La production alimentaire croît de manière soutenue depuis 1975, à un rythme similaire à l’Asie et à l’Amérique du Sud, et bien plus qu’en Amérique de Nord et en Europe. Au niveau local, on est frappé par le dynamisme, l’inventivité et la capacité d’organisation économique et sociale des acteurs locaux, en particulier les femmes, dans le secteur agro-alimentaire informel. Tout ceci constitue un gage de réussite pour les politiques publiques d’investissement dans l’agriculture.
Par contre, l’étude montre que les pays obtenant les moins bons résultats sont aussi ceux en situation d’instabilité politique. La situation politique et sécuritaire est le frein majeur à la croissance de la production alimentaire.
L’agriculture africaine nourrit les villes
Sur la période 1960-2010, la population urbaine a été multipliée par 9,5. L’urbanisation s’accompagne de changements dans les modes de consommation alimentaire. Il résulte à la fois d’un nouveau mode de vie et d’un approvisionnement via les marchés avec des revenus monétaires accrus. Jusqu’ici l’approvisionnement alimentaire des villes, y compris les grandes capitales, a essentiellement été assuré par le secteur informel à partir de productions locales.

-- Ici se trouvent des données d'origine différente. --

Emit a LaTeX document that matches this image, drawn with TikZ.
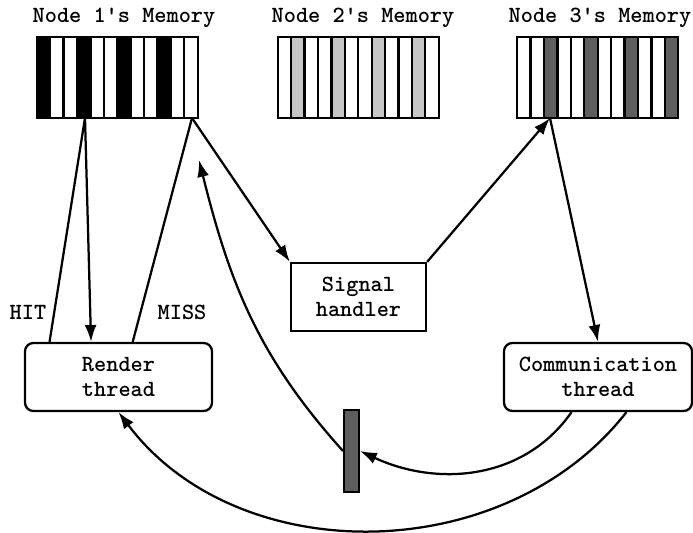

Seuls 22 % de la dépense des ménages des métropoles ouest-africaines portent sur les produits importés. Le chiffre d’affaires des filières alimentaires locales est certainement beaucoup plus élevé que celui des filières d’exportation qui retiennent l’attention et l’intérêt des analystes et investisseurs. Or, on ne sait pratiquement rien des filières qui approvisionnent les marchés urbains en céréales et tubercules. Comment sont-elles organisées ? Régulées ? Financées ? Quels sont leurs éventuels verrous technologiques pour assurer le lien entre une production saisonnière, aléatoire, dispersée et une consommation régulière, concentrée et de plus en plus exigeante en qualité ? Comment se transmettent les prix, se partage la valeur ajoutée ? Autant de questions préalables à toute action publique soucieuse de promouvoir ces filières, ne serait-ce que pour réduire le poids des importations alimentaires.

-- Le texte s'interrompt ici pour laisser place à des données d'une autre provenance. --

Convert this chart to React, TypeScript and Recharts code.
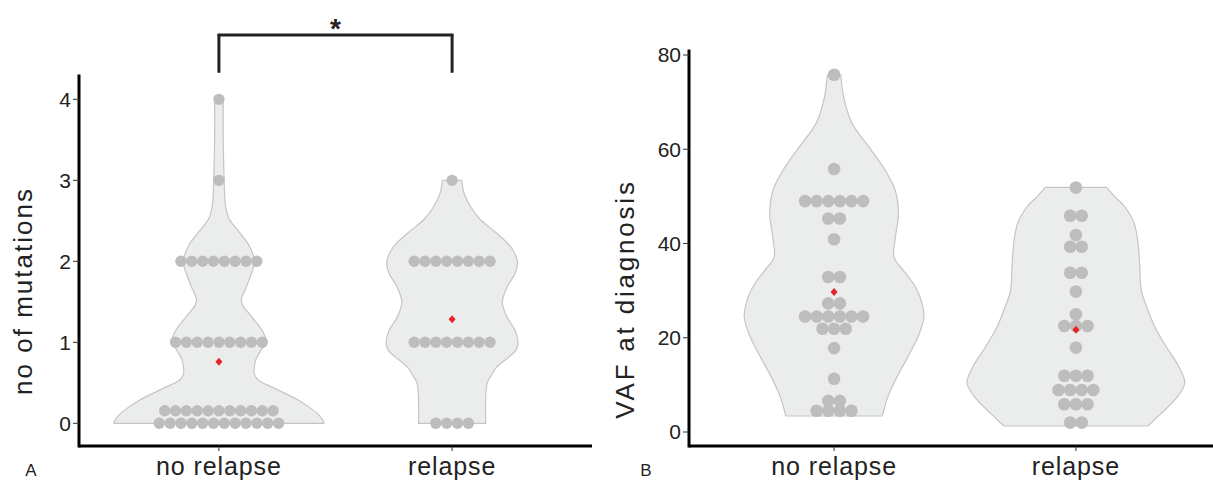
import React from 'react';
import { ComposedChart, Scatter, XAxis, YAxis, ReferenceLine, ReferenceDot } from 'recharts';

// ---------- categories ----------
const GROUPS = ['no relapse', 'relapse'];

// ---------- Panel A: number of mutations ----------
const MUT_TICKS = [0, 1, 2, 3, 4];
// dot rows as drawn: [value, number of dots in the row]
const MUT_ROWS_NO_RELAPSE: [number, number][] = [[0, 12], [0.155, 11], [1, 9], [2, 8], [3, 1], [4, 1]];
const MUT_ROWS_RELAPSE: [number, number][] = [[0, 4], [1, 8], [2, 8], [3, 1]];
// violin density profiles: [value, relative half width]
const MUT_VIOLIN_NO_RELAPSE: [number, number][] = [
  [0, 1.0], [0.04, 0.99], [0.12, 0.94], [0.2, 0.86], [0.29, 0.75], [0.37, 0.63], [0.45, 0.5],
  [0.53, 0.38], [0.6, 0.34], [0.66, 0.335], [0.78, 0.35], [0.9, 0.4], [1.0, 0.45], [1.1, 0.43],
  [1.19, 0.39], [1.35, 0.29], [1.45, 0.23], [1.54, 0.215], [1.68, 0.26], [1.85, 0.31], [2.0, 0.34],
  [2.19, 0.29], [2.35, 0.2], [2.52, 0.1], [2.68, 0.064], [2.84, 0.054], [3.0, 0.05], [3.5, 0.041], [4.0, 0.041],
];
const MUT_VIOLIN_RELAPSE: [number, number][] = [
  [0, 0.32], [0.3, 0.32], [0.49, 0.333], [0.6, 0.378], [0.7, 0.43], [0.82, 0.543], [0.9, 0.607],
  [1.0, 0.629], [1.15, 0.6], [1.32, 0.52], [1.5, 0.479], [1.69, 0.527], [1.85, 0.6], [2.0, 0.622],
  [2.18, 0.559], [2.35, 0.422], [2.51, 0.273], [2.67, 0.178], [2.84, 0.114], [3.0, 0.092],
];
const MUT_MEANS = [0.76, 1.285];

// ---------- Panel B: VAF at diagnosis ----------
const VAF_TICKS = [0, 20, 40, 60, 80];
const VAF_ROWS_NO_RELAPSE: [number, number][] = [
  [75.8, 1], [55.8, 1], [49.0, 6], [45.3, 2], [40.9, 1], [32.9, 2], [27.3, 2], [24.5, 6],
  [21.9, 3], [17.8, 1], [11.3, 1], [6.6, 2], [4.5, 4],
];
const VAF_ROWS_RELAPSE: [number, number][] = [
  [51.9, 1], [45.9, 2], [41.8, 1], [39.3, 2], [33.8, 2], [29.8, 1], [25.0, 1], [22.5, 3],
  [17.9, 1], [11.95, 3], [8.9, 4], [5.9, 3], [2.0, 2],
];
const VAF_VIOLIN_NO_RELAPSE: [number, number][] = [
  [3.4, 0.443], [7.5, 0.495], [11.7, 0.578], [16.0, 0.679], [20.2, 0.771], [24.5, 0.826],
  [28.7, 0.789], [31.6, 0.725], [34.4, 0.633], [37.2, 0.55], [41.5, 0.564], [46.4, 0.592],
  [51.4, 0.56], [55.6, 0.468], [59.9, 0.339], [64.1, 0.202], [66.9, 0.138], [71.2, 0.087], [75.8, 0.061],
];
const VAF_VIOLIN_RELAPSE: [number, number][] = [
  [1.27, 0.663], [4.0, 0.786], [6.8, 0.908], [10.3, 1.0], [13.9, 0.945], [18.1, 0.83],
  [22.3, 0.725], [26.6, 0.65], [30.1, 0.6], [35.1, 0.587], [40.0, 0.572], [44.3, 0.535],
  [47.8, 0.45], [49.9, 0.358], [51.9, 0.281],
];
const VAF_MEANS = [29.7, 21.7];

// ---------- helpers ----------
const FONT = '"Liberation Sans", Arial, Helvetica, sans-serif';
const TEXT = '#222';
const MAX_HALF = 0.45;

function violinData(profile: [number, number][], center: number) {
  const right = profile.map(([v, w]) => ({ x: center + w * MAX_HALF, y: v }));
  const left = profile.slice().reverse().map(([v, w]) => ({ x: center - w * MAX_HALF, y: v }));
  return [...right, ...left];
}

function dotData(rows: [number, number][], center: number, spacing: number) {
  const out: { x: number; y: number }[] = [];
  rows.forEach(([v, n]) => {
    for (let i = 0; i < n; i++) out.push({ x: center + (i - (n - 1) / 2) * spacing, y: v });
  });
  return out;
}

function smooth(pts: { x: number; y: number }[]) {
  let d = '';
  for (let i = 0; i < pts.length - 1; i++) {
    const p0 = pts[i - 1] || pts[i];
    const p1 = pts[i];
    const p2 = pts[i + 1];
    const p3 = pts[i + 2] || p2;
    const c1x = p1.x + (p2.x - p0.x) / 6;
    const c1y = p1.y + (p2.y - p0.y) / 6;
    const c2x = p2.x - (p3.x - p1.x) / 6;
    const c2y = p2.y - (p3.y - p1.y) / 6;
    d += ` C${c1x},${c1y} ${c2x},${c2y} ${p2.x},${p2.y}`;
  }
  return d;
}

const ViolinOutline = (props: any) => {
  const pts = (props.points || []).filter((p: any) => p && p.x != null && p.y != null);
  if (pts.length < 4) return <g />;
  const n = pts.length / 2;
  const right = pts.slice(0, n);
  const left = pts.slice(n);
  const d = `M${right[0].x},${right[0].y}` + smooth(right) + ` L${left[0].x},${left[0].y}` + smooth(left) + ' Z';
  return <path d={d} fill="#ebecec" stroke="#c5c5c5" strokeWidth={1.2} />;
};

const Blank = () => <g />;
const dotShape = (r: number) => (p: any) => <circle cx={p.cx} cy={p.cy} r={r} fill="#bdbdbd" />;
const MeanShape = (p: any) => (
  <polygon
    points={`${p.cx},${p.cy - 4} ${p.cx + 3.5},${p.cy} ${p.cx},${p.cy + 4} ${p.cx - 3.5},${p.cy}`}
    fill="#e8242a"
  />
);

const yTitle = (text: string, bx: number, cy: number, ls: number) => ({
  content: () => (
    <text
      x={bx}
      y={cy}
      transform={`rotate(-90 ${bx} ${cy})`}
      textAnchor="middle"
      fontSize={26}
      fill={TEXT}
      fontFamily={FONT}
      letterSpacing={ls}
    >
      {text}
    </text>
  ),
});

type PanelProps = {
  width: number;
  height: number;
  axisWidth: number;
  top: number;
  rightMargin: number;
  yDomain: [number, number];
  yTicks: number[];
  violins: [number, number][][];
  rows: [number, number][][];
  means: number[];
  spacing: number;
  r: number;
  title: string;
  titleX: number;
  titleY: number;
  titleLS: number;
  children?: React.ReactNode;
};

function Panel(p: PanelProps) {
  return (
    <ComposedChart
      width={p.width}
      height={p.height}
      margin={{ top: p.top, right: p.rightMargin, bottom: 0, left: 0 }}
      style={{ fontFamily: FONT }}
    >
      <XAxis
        type="number"
        dataKey="x"
        domain={[0.4, 2.6]}
        allowDataOverflow
        ticks={[1, 2]}
        tickFormatter={(v: number) => GROUPS[v - 1]}
        height={35}
        axisLine={{ stroke: '#000', strokeWidth: 3 }}
        tickLine={{ stroke: '#333', strokeWidth: 1 }}
        tickSize={5}
        tickMargin={6}
        tick={{ fontSize: 25, fill: TEXT, fontFamily: FONT, letterSpacing: 0.9 }}
        interval={0}
      />
      <YAxis
        type="number"
        dataKey="y"
        domain={p.yDomain}
        allowDataOverflow
        ticks={p.yTicks}
        width={p.axisWidth}
        axisLine={{ stroke: '#000', strokeWidth: 3, strokeLinecap: 'square' }}
        tickLine={{ stroke: '#333', strokeWidth: 1 }}
        tickSize={6}
        tickMargin={2}
        tick={{ fontSize: 21, fill: TEXT, fontFamily: FONT }}
        interval={0}
        label={yTitle(p.title, p.titleX, p.titleY, p.titleLS)}
      />
      {p.violins.map((v, i) => (
        <Scatter
          key={'v' + i}
          data={violinData(v, i + 1)}
          line={ViolinOutline}
          shape={Blank}
          isAnimationActive={false}
        />
      ))}
      {p.rows.map((rows, i) => (
        <Scatter
          key={'d' + i}
          data={dotData(rows, i + 1, p.spacing)}
          shape={dotShape(p.r)}
          isAnimationActive={false}
        />
      ))}
      <Scatter
        data={p.means.map((m, i) => ({ x: i + 1, y: m }))}
        shape={MeanShape}
        isAnimationActive={false}
      />
      {p.children}
    </ComposedChart>
  );
}

// significance bracket (panel A), in data units of panel A
const BRACKET_TOP = 4.794;
const BRACKET_LEG = 4.328;
const STAR_Y = 4.958;

export default function App() {
  return (
    <div
      style={{
        position: 'absolute',
        left: 0,
        top: 0,
        width: 1213,
        height: 481,
        overflow: 'hidden',
        background: '#fff',
        fontFamily: FONT,
      }}
    >
      <div style={{ position: 'absolute', left: 0, top: 0 }}>
        <Panel
          width={600}
          height={481}
          axisWidth={79}
          top={76}
          rightMargin={8}
          yDomain={[-0.28, 4.288]}
          yTicks={MUT_TICKS}
          violins={[MUT_VIOLIN_NO_RELAPSE, MUT_VIOLIN_RELAPSE]}
          rows={[MUT_ROWS_NO_RELAPSE, MUT_ROWS_RELAPSE]}
          means={MUT_MEANS}
          spacing={0.0465}
          r={5.7}
          title="no of mutations"
          titleX={32}
          titleY={291}
          titleLS={2}
        >
          <ReferenceLine
            segment={[{ x: 1, y: BRACKET_TOP }, { x: 2, y: BRACKET_TOP }]}
            ifOverflow="visible"
            stroke="#222"
            strokeWidth={3}
            strokeLinecap="square"
          />
          <ReferenceLine
            segment={[{ x: 1, y: BRACKET_LEG }, { x: 1, y: BRACKET_TOP }]}
            ifOverflow="visible"
            stroke="#222"
            strokeWidth={3}
          />
          <ReferenceLine
            segment={[{ x: 2, y: BRACKET_LEG }, { x: 2, y: BRACKET_TOP }]}
            ifOverflow="visible"
            stroke="#222"
            strokeWidth={3}
          />
          <ReferenceDot
            x={1.5}
            y={STAR_Y}
            r={0}
            ifOverflow="visible"
            shape={(s: any) => (
              <text x={s.cx} y={s.cy + 16} textAnchor="middle" fontSize={28} fontWeight="bold" fill="#222" fontFamily={FONT}>
                *
              </text>
            )}
          />
        </Panel>
      </div>
      <div style={{ position: 'absolute', left: 600, top: 0 }}>
        <Panel
          width={621}
          height={481}
          axisWidth={89}
          top={51}
          rightMargin={0}
          yDomain={[-2.97, 80.85]}
          yTicks={VAF_TICKS}
          violins={[VAF_VIOLIN_NO_RELAPSE, VAF_VIOLIN_RELAPSE]}
          rows={[VAF_ROWS_NO_RELAPSE, VAF_ROWS_RELAPSE]}
          means={VAF_MEANS}
          spacing={0.048}
          r={6.3}
          title="VAF at diagnosis"
          titleX={34}
          titleY={299}
          titleLS={2.8}
        />
      </div>
      <svg width={1213} height={481} style={{ position: 'absolute', left: 0, top: 0, pointerEvents: 'none' }}>
        <text x={31} y={476} textAnchor="middle" fontSize={17} fill={TEXT} fontFamily={FONT}>A</text>
        <text x={646} y={476} textAnchor="middle" fontSize={17} fill={TEXT} fontFamily={FONT}>B</text>
      </svg>
    </div>
  );
}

Les accaparements de terres nourrissent les tensions et la spirale des insécurités
Face à la croissance démographique, l’enjeu principal est certainement le foncier. Pour les auteurs, ce que l’on appelle les « accaparements de terres » en Afrique ne sont pas de nature à avoir un impact direct sur la sécurité alimentaire par réduction du foncier disponible.
Toutefois :
- Localement, les tensions et frustrations peuvent être fortes et violentes. Quasiment toutes les guérillas rurales de par le monde ont des origines foncières. Lorsqu’il s’agit de fonds souverains venant d’Asie ou du Moyen-Orient qui viennent cultiver pour couvrir leurs besoins nationaux, on est en présence d’un processus néocolonial. Lorsqu’il s’agit de capitaux produits pour produire pour le marché local comme mondial (exemple du sucre), l’enjeu est que le modèle agricole soit intensif en travail avec une rémunération au moins égale à celle à laquelle elle se substitue et avec des méthodes durables.
- Une autre dimension de la question foncière réside dans le processus d’expansion. Des terres de moins en moins fertiles sont mises en culture, les jachères sont écourtées, la réduction du pastoralisme se fait au détriment de la restitution organique aux sols, les zones forestières sont réduites, les populations migrent vers des zones moins occupées. De nouveau, c’est par le foncier que s’établit le lien entre insécurité civile et sécurité alimentaire.
Briser la spirale des insécurités devrait constituer le premier objectif pour renforcer durablement la sécurité alimentaire. L’expertise agricole s’en soucie malheureusement fort peu. Par contre, les organisations régionales, comme la CEDEAO ou l’Union Africaine se sont donné des moyens d’action. Les organisations inter-étatiques ont un rôle décisif à jouer.